DATA SECTION —
──────────────────────────────
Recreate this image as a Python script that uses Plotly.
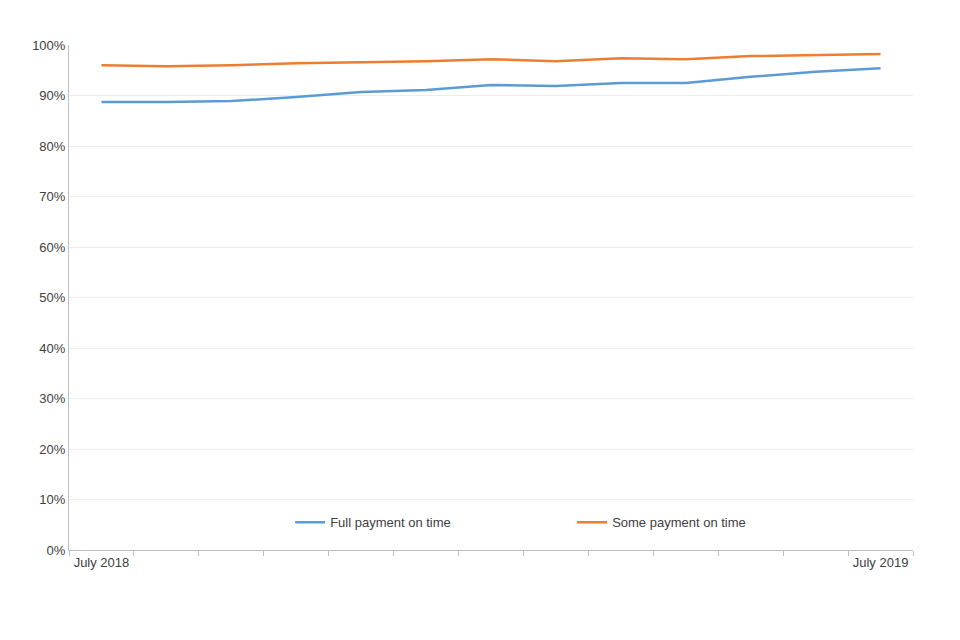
import plotly.graph_objects as go

months = ["July 2018", "Aug 2018", "Sep 2018", "Oct 2018", "Nov 2018", "Dec 2018", "Jan 2019",
          "Feb 2019", "Mar 2019", "Apr 2019", "May 2019", "Jun 2019", "July 2019"]
full_payment = [88.7, 88.7, 88.9, 89.7, 90.7, 91.1, 92.1, 91.9, 92.5, 92.5, 93.7, 94.7, 95.4]
some_payment = [96.0, 95.8, 96.0, 96.4, 96.6, 96.8, 97.2, 96.8, 97.4, 97.2, 97.8, 98.0, 98.2]
tick_labels = ["July 2018"] + [""] * 11 + ["July 2019"]

fig = go.Figure()
fig.add_trace(go.Scatter(x=months, y=full_payment, mode="lines", name="Full payment on time",
                         line=dict(color="#5b9bd5", width=2.5)))
fig.add_trace(go.Scatter(x=months, y=some_payment, mode="lines", name="Some payment on time",
                         line=dict(color="#ed7d31", width=2.5)))

fig.update_layout(
    width=960, height=640,
    margin=dict(l=61, r=55, t=37, b=98),
    plot_bgcolor="white", paper_bgcolor="white",
    font=dict(family="Liberation Sans, Arial", size=13, color="#404040"),
    legend=dict(orientation="h", x=0.262, xanchor="left", y=0.055, yanchor="middle",
                bgcolor="rgba(0,0,0,0)", font=dict(size=13), itemwidth=30,
                entrywidth=237, entrywidthmode="pixels"),
    showlegend=True,
)
fig.update_xaxes(type="category", tickmode="array", tickvals=months, ticktext=tick_labels,
                 tickson="boundaries", ticks="outside", ticklen=5, tickcolor="#bfbfbf",
                 showline=True, linecolor="#bfbfbf", showgrid=False, range=[-0.5, 12.5])
fig.update_yaxes(range=[0, 100], dtick=10, ticksuffix="%", showgrid=True, gridcolor="#ececec",
                 showline=True, linecolor="#bfbfbf", zeroline=False)

fig.write_html("out.html")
──────────────────────────────
Repeat the material above in full and exactly, apart from the pictures.

Recreate this image as a Python script that uses Plotly.
import plotly.graph_objects as go

months = ["July 2018", "Aug 2018", "Sep 2018", "Oct 2018", "Nov 2018", "Dec 2018", "Jan 2019",
          "Feb 2019", "Mar 2019", "Apr 2019", "May 2019", "Jun 2019", "July 2019"]
full_payment = [88.7, 88.7, 88.9, 89.7, 90.7, 91.1, 92.1, 91.9, 92.5, 92.5, 93.7, 94.7, 95.4]
some_payment = [96.0, 95.8, 96.0, 96.4, 96.6, 96.8, 97.2, 96.8, 97.4, 97.2, 97.8, 98.0, 98.2]
tick_labels = ["July 2018"] + [""] * 11 + ["July 2019"]

fig = go.Figure()
fig.add_trace(go.Scatter(x=months, y=full_payment, mode="lines", name="Full payment on time",
                         line=dict(color="#5b9bd5", width=2.5)))
fig.add_trace(go.Scatter(x=months, y=some_payment, mode="lines", name="Some payment on time",
                         line=dict(color="#ed7d31", width=2.5)))

fig.update_layout(
    width=960, height=640,
    margin=dict(l=61, r=55, t=37, b=98),
    plot_bgcolor="white", paper_bgcolor="white",
    font=dict(family="Liberation Sans, Arial", size=13, color="#404040"),
    legend=dict(orientation="h", x=0.262, xanchor="left", y=0.055, yanchor="middle",
                bgcolor="rgba(0,0,0,0)", font=dict(size=13), itemwidth=30,
                entrywidth=237, entrywidthmode="pixels"),
    showlegend=True,
)
fig.update_xaxes(type="category", tickmode="array", tickvals=months, ticktext=tick_labels,
                 tickson="boundaries", ticks="outside", ticklen=5, tickcolor="#bfbfbf",
                 showline=True, linecolor="#bfbfbf", showgrid=False, range=[-0.5, 12.5])
fig.update_yaxes(range=[0, 100], dtick=10, ticksuffix="%", showgrid=True, gridcolor="#ececec",
                 showline=True, linecolor="#bfbfbf", zeroline=False)

fig.write_html("out.html")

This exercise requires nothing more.